Repeat the material verbatim and drop the pictures.
** Begin **
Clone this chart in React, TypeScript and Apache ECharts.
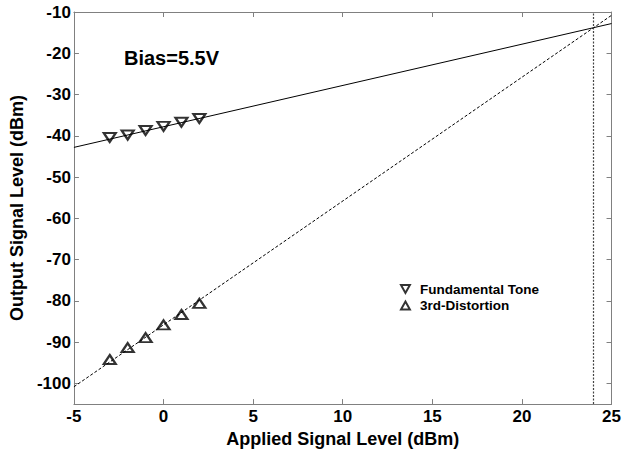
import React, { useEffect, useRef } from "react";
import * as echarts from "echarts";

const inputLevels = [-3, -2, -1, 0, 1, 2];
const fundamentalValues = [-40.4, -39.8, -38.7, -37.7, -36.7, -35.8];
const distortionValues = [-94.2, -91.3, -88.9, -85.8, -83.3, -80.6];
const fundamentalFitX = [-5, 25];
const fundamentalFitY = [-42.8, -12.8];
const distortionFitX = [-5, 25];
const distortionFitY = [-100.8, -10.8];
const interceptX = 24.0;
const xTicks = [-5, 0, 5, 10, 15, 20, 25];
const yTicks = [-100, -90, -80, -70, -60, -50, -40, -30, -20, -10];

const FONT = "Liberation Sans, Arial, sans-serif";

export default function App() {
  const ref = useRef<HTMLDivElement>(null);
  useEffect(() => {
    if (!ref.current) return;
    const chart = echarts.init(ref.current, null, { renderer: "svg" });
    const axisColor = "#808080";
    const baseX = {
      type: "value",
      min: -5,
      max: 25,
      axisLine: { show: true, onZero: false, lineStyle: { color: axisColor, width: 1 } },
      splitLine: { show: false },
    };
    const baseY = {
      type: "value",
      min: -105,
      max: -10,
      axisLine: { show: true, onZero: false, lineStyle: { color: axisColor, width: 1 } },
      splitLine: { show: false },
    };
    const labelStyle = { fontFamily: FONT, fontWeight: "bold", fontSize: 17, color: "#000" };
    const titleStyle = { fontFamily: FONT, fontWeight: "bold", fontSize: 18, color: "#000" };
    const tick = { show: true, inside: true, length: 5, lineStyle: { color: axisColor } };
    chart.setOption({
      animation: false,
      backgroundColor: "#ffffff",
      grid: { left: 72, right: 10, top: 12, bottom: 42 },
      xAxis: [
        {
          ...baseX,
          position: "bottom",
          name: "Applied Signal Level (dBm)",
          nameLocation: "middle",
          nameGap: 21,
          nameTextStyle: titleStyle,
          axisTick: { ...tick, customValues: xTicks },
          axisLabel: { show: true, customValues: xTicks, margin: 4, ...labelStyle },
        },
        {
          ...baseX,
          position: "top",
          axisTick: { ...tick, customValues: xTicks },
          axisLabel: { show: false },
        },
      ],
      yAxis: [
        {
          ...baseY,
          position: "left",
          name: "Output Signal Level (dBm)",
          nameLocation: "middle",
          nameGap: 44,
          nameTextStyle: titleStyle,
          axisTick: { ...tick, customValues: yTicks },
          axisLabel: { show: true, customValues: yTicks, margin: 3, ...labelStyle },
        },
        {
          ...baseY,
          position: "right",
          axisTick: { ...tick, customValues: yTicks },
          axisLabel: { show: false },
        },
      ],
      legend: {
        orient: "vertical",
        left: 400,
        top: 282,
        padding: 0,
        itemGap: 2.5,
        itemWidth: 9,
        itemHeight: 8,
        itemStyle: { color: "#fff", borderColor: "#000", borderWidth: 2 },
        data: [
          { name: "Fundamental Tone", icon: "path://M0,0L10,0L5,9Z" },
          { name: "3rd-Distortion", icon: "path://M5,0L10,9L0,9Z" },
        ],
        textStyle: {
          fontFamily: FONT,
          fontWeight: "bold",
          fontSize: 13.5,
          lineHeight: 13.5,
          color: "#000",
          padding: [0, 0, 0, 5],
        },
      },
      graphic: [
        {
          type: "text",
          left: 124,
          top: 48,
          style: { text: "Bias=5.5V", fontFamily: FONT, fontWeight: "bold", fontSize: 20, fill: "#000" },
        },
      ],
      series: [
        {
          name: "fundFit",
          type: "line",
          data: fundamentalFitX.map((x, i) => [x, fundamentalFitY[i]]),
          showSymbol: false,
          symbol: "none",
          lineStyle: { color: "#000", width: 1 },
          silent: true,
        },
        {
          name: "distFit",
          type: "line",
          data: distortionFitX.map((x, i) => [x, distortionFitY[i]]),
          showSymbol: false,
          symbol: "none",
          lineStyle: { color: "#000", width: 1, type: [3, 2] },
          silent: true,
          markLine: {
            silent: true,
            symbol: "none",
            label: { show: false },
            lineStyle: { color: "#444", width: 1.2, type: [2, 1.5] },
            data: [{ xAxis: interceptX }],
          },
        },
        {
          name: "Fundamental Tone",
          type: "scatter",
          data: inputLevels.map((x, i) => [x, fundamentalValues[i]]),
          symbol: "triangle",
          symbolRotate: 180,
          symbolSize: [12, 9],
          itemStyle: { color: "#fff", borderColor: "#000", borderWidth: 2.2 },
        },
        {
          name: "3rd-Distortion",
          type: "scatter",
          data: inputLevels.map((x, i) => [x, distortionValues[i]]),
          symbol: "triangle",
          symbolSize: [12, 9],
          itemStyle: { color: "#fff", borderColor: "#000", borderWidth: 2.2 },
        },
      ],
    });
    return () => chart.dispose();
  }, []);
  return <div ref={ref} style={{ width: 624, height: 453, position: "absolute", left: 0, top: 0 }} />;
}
** End **
» **THE ANSWER**
Clone this chart in React, TypeScript and Apache ECharts.
import React, { useEffect, useRef } from "react";
import * as echarts from "echarts";

const inputLevels = [-3, -2, -1, 0, 1, 2];
const fundamentalValues = [-40.4, -39.8, -38.7, -37.7, -36.7, -35.8];
const distortionValues = [-94.2, -91.3, -88.9, -85.8, -83.3, -80.6];
const fundamentalFitX = [-5, 25];
const fundamentalFitY = [-42.8, -12.8];
const distortionFitX = [-5, 25];
const distortionFitY = [-100.8, -10.8];
const interceptX = 24.0;
const xTicks = [-5, 0, 5, 10, 15, 20, 25];
const yTicks = [-100, -90, -80, -70, -60, -50, -40, -30, -20, -10];

const FONT = "Liberation Sans, Arial, sans-serif";

export default function App() {
  const ref = useRef<HTMLDivElement>(null);
  useEffect(() => {
    if (!ref.current) return;
    const chart = echarts.init(ref.current, null, { renderer: "svg" });
    const axisColor = "#808080";
    const baseX = {
      type: "value",
      min: -5,
      max: 25,
      axisLine: { show: true, onZero: false, lineStyle: { color: axisColor, width: 1 } },
      splitLine: { show: false },
    };
    const baseY = {
      type: "value",
      min: -105,
      max: -10,
      axisLine: { show: true, onZero: false, lineStyle: { color: axisColor, width: 1 } },
      splitLine: { show: false },
    };
    const labelStyle = { fontFamily: FONT, fontWeight: "bold", fontSize: 17, color: "#000" };
    const titleStyle = { fontFamily: FONT, fontWeight: "bold", fontSize: 18, color: "#000" };
    const tick = { show: true, inside: true, length: 5, lineStyle: { color: axisColor } };
    chart.setOption({
      animation: false,
      backgroundColor: "#ffffff",
      grid: { left: 72, right: 10, top: 12, bottom: 42 },
      xAxis: [
        {
          ...baseX,
          position: "bottom",
          name: "Applied Signal Level (dBm)",
          nameLocation: "middle",
          nameGap: 21,
          nameTextStyle: titleStyle,
          axisTick: { ...tick, customValues: xTicks },
          axisLabel: { show: true, customValues: xTicks, margin: 4, ...labelStyle },
        },
        {
          ...baseX,
          position: "top",
          axisTick: { ...tick, customValues: xTicks },
          axisLabel: { show: false },
        },
      ],
      yAxis: [
        {
          ...baseY,
          position: "left",
          name: "Output Signal Level (dBm)",
          nameLocation: "middle",
          nameGap: 44,
          nameTextStyle: titleStyle,
          axisTick: { ...tick, customValues: yTicks },
          axisLabel: { show: true, customValues: yTicks, margin: 3, ...labelStyle },
        },
        {
          ...baseY,
          position: "right",
          axisTick: { ...tick, customValues: yTicks },
          axisLabel: { show: false },
        },
      ],
      legend: {
        orient: "vertical",
        left: 400,
        top: 282,
        padding: 0,
        itemGap: 2.5,
        itemWidth: 9,
        itemHeight: 8,
        itemStyle: { color: "#fff", borderColor: "#000", borderWidth: 2 },
        data: [
          { name: "Fundamental Tone", icon: "path://M0,0L10,0L5,9Z" },
          { name: "3rd-Distortion", icon: "path://M5,0L10,9L0,9Z" },
        ],
        textStyle: {
          fontFamily: FONT,
          fontWeight: "bold",
          fontSize: 13.5,
          lineHeight: 13.5,
          color: "#000",
          padding: [0, 0, 0, 5],
        },
      },
      graphic: [
        {
          type: "text",
          left: 124,
          top: 48,
          style: { text: "Bias=5.5V", fontFamily: FONT, fontWeight: "bold", fontSize: 20, fill: "#000" },
        },
      ],
      series: [
        {
          name: "fundFit",
          type: "line",
          data: fundamentalFitX.map((x, i) => [x, fundamentalFitY[i]]),
          showSymbol: false,
          symbol: "none",
          lineStyle: { color: "#000", width: 1 },
          silent: true,
        },
        {
          name: "distFit",
          type: "line",
          data: distortionFitX.map((x, i) => [x, distortionFitY[i]]),
          showSymbol: false,
          symbol: "none",
          lineStyle: { color: "#000", width: 1, type: [3, 2] },
          silent: true,
          markLine: {
            silent: true,
            symbol: "none",
            label: { show: false },
            lineStyle: { color: "#444", width: 1.2, type: [2, 1.5] },
            data: [{ xAxis: interceptX }],
          },
        },
        {
          name: "Fundamental Tone",
          type: "scatter",
          data: inputLevels.map((x, i) => [x, fundamentalValues[i]]),
          symbol: "triangle",
          symbolRotate: 180,
          symbolSize: [12, 9],
          itemStyle: { color: "#fff", borderColor: "#000", borderWidth: 2.2 },
        },
        {
          name: "3rd-Distortion",
          type: "scatter",
          data: inputLevels.map((x, i) => [x, distortionValues[i]]),
          symbol: "triangle",
          symbolSize: [12, 9],
          itemStyle: { color: "#fff", borderColor: "#000", borderWidth: 2.2 },
        },
      ],
    });
    return () => chart.dispose();
  }, []);
  return <div ref={ref} style={{ width: 624, height: 453, position: "absolute", left: 0, top: 0 }} />;
}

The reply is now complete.